Lift out all lines below that contain "script".

[start TASK INPUT]

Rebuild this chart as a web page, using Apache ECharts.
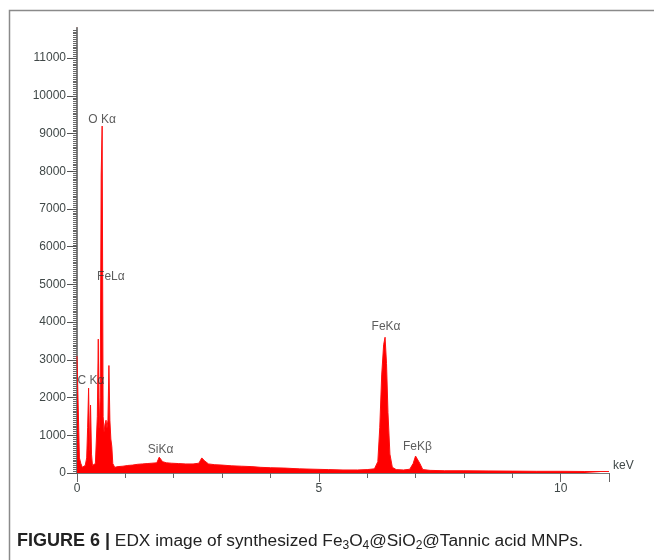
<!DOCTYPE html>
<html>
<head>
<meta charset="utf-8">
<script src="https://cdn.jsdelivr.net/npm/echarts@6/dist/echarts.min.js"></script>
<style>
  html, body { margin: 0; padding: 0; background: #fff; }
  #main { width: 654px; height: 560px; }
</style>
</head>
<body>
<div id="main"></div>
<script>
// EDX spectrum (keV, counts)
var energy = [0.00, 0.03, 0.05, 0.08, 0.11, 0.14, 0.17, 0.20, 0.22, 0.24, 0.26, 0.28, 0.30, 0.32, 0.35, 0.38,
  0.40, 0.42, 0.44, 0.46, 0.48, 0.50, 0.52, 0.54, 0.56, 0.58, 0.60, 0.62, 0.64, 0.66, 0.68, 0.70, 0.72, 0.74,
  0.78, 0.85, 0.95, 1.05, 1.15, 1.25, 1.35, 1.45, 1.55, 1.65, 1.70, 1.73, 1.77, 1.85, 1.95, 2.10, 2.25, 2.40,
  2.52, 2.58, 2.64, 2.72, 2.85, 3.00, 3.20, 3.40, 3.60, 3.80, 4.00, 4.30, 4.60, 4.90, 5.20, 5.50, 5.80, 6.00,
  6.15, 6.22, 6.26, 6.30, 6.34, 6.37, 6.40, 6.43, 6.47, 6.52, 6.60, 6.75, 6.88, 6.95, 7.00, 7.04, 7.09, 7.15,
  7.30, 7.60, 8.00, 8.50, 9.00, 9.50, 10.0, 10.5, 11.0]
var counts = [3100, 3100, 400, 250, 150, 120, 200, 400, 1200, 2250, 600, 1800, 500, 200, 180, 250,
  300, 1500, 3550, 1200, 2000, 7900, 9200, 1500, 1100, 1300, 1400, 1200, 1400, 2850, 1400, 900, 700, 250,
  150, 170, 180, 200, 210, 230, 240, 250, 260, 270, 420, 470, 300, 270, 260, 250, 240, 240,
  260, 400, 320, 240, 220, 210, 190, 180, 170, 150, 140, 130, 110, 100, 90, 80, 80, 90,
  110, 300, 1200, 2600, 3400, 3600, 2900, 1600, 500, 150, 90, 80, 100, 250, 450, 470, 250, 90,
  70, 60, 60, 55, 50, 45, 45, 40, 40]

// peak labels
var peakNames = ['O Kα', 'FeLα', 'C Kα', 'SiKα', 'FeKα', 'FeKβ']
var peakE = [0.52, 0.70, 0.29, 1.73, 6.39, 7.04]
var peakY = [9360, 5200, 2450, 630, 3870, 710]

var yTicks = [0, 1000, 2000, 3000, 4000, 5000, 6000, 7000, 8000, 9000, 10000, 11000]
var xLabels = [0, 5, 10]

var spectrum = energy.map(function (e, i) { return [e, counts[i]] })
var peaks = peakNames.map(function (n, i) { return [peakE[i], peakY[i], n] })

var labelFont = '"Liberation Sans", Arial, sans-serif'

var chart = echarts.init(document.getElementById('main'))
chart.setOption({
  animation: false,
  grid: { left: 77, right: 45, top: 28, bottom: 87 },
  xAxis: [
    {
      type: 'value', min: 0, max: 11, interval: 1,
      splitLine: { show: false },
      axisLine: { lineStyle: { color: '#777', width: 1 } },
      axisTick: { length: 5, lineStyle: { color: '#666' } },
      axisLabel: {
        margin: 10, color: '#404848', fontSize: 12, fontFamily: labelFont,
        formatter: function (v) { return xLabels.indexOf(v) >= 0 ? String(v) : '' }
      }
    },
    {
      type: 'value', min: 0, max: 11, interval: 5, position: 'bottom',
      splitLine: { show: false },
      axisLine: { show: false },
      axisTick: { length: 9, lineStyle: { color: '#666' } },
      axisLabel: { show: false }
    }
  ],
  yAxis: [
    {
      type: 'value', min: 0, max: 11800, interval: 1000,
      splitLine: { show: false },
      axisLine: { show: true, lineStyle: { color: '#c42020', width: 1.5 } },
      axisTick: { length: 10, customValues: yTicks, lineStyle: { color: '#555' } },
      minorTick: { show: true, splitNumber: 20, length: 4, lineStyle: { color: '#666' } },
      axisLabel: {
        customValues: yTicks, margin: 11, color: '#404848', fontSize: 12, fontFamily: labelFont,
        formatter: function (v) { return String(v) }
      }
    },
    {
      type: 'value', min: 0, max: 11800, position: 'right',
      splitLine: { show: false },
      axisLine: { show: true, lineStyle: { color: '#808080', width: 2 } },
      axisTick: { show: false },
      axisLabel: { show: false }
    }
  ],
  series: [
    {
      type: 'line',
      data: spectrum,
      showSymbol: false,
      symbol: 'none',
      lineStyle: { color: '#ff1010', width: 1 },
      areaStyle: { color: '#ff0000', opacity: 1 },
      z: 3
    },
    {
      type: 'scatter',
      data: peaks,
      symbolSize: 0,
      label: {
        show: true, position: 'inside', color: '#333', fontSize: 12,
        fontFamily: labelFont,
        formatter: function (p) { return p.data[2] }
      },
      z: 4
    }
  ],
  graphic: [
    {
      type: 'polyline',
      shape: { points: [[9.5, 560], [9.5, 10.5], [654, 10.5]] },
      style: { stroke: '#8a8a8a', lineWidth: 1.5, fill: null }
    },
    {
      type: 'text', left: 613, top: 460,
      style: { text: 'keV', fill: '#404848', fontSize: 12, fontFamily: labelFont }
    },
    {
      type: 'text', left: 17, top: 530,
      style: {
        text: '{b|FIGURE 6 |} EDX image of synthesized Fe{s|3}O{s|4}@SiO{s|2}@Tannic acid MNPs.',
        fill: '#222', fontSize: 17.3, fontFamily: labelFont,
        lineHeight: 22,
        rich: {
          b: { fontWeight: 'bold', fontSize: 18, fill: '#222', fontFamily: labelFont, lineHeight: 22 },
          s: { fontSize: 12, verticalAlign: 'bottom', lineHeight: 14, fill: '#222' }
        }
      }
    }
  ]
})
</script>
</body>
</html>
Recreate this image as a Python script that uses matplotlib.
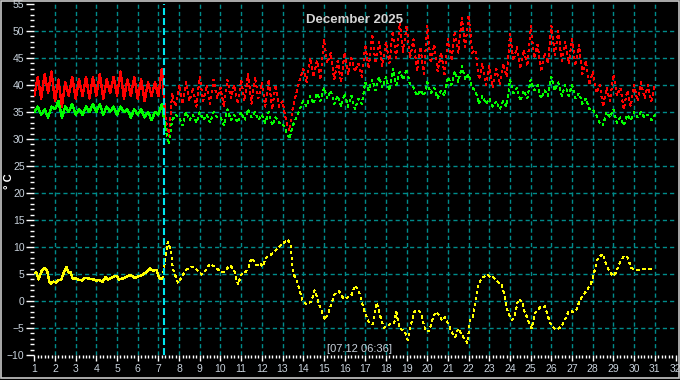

[end TASK INPUT]

▸ COMPLETE ANSWER:
<script src="https://cdn.jsdelivr.net/npm/echarts@6/dist/echarts.min.js"></script>
<script>
</script>
Recreate this image as a Python script that uses matplotlib.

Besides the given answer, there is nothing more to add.